If you identify a number of colleagues who score poorly against these criteria, it is time to consider a shift towards a more positive, knowledge-aware direction.
Business-school programmes
MBA programmes and executive-education programmes profess to cover the topics that are of greatest importance to a manager. For years topics such as managing strategy, managing money, managing people, managing physical assets, and developing and selling products and services have become customary in management education. However, managing knowledge was not seen as a valid part of the curriculum until recently and is still only recognised by a relatively small number of institutions.
MBA programmes
The UK’s Open University (OU), one of the world leaders in distance learning, with 200,000 students in almost 40 countries, was one of the early pioneers in this area. The Open University Business School’s MBA programme is available part time and is thus accessible to working managers who are able to take it on without taking a career break. Professor Paul Quintas joined the OU Business School in 1994, bringing with him a strong interest in how organisations absorb and apply knowledge. Quintas had been involved in several European research projects that demonstrated how easily knowledge could be shared in an R&D enclave, but also looked at how difficult it could be for research team members to then translate the useful knowledge back into their own organisation.
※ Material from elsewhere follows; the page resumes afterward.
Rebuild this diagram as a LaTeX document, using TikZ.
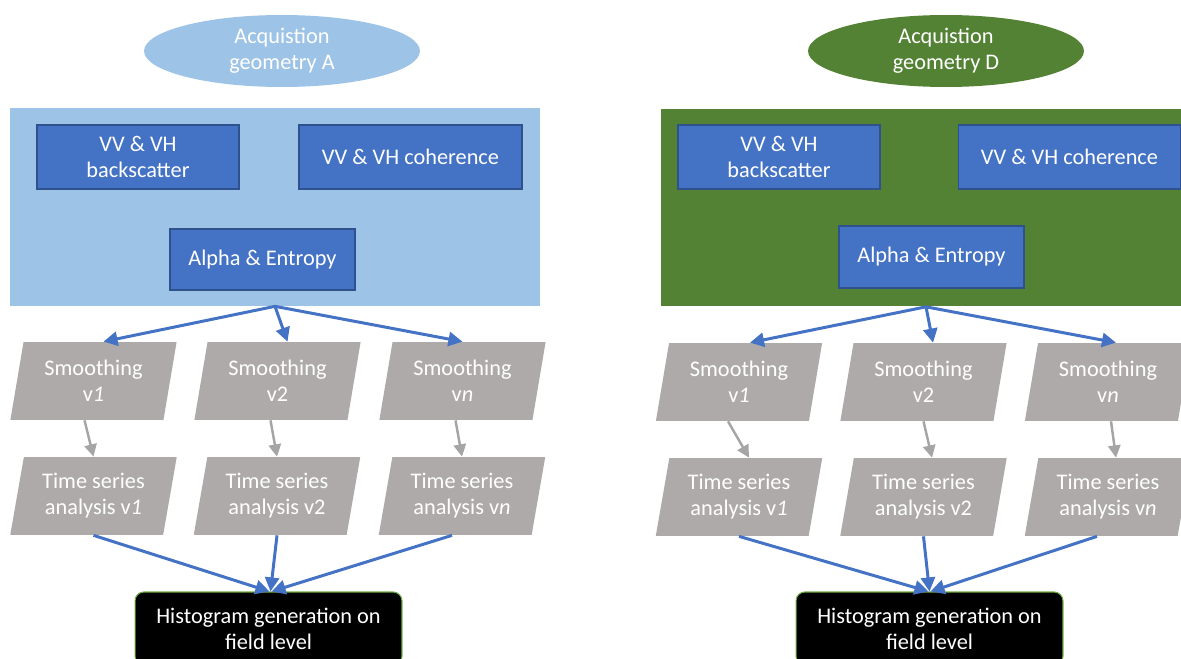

He was inspired by The New Production of Knowledge [1], which claims that knowledge gained from practice is just as valuable as traditional codified and formal knowledge.
In 1995, Quintas decided to consult some of his OU colleagues about developing an MBA module in this area. He set up an informal meeting to discuss the issue and was surprised to find 25 people from a range of disciplines across the university, including the dean of the business school at the time, in attendance. Quintas had clearly struck a chord. The group subsequently investigated available courses on the topic of managing knowledge and were unable to find a single dedicated course anywhere in the world. The group was heading into unchartered territory.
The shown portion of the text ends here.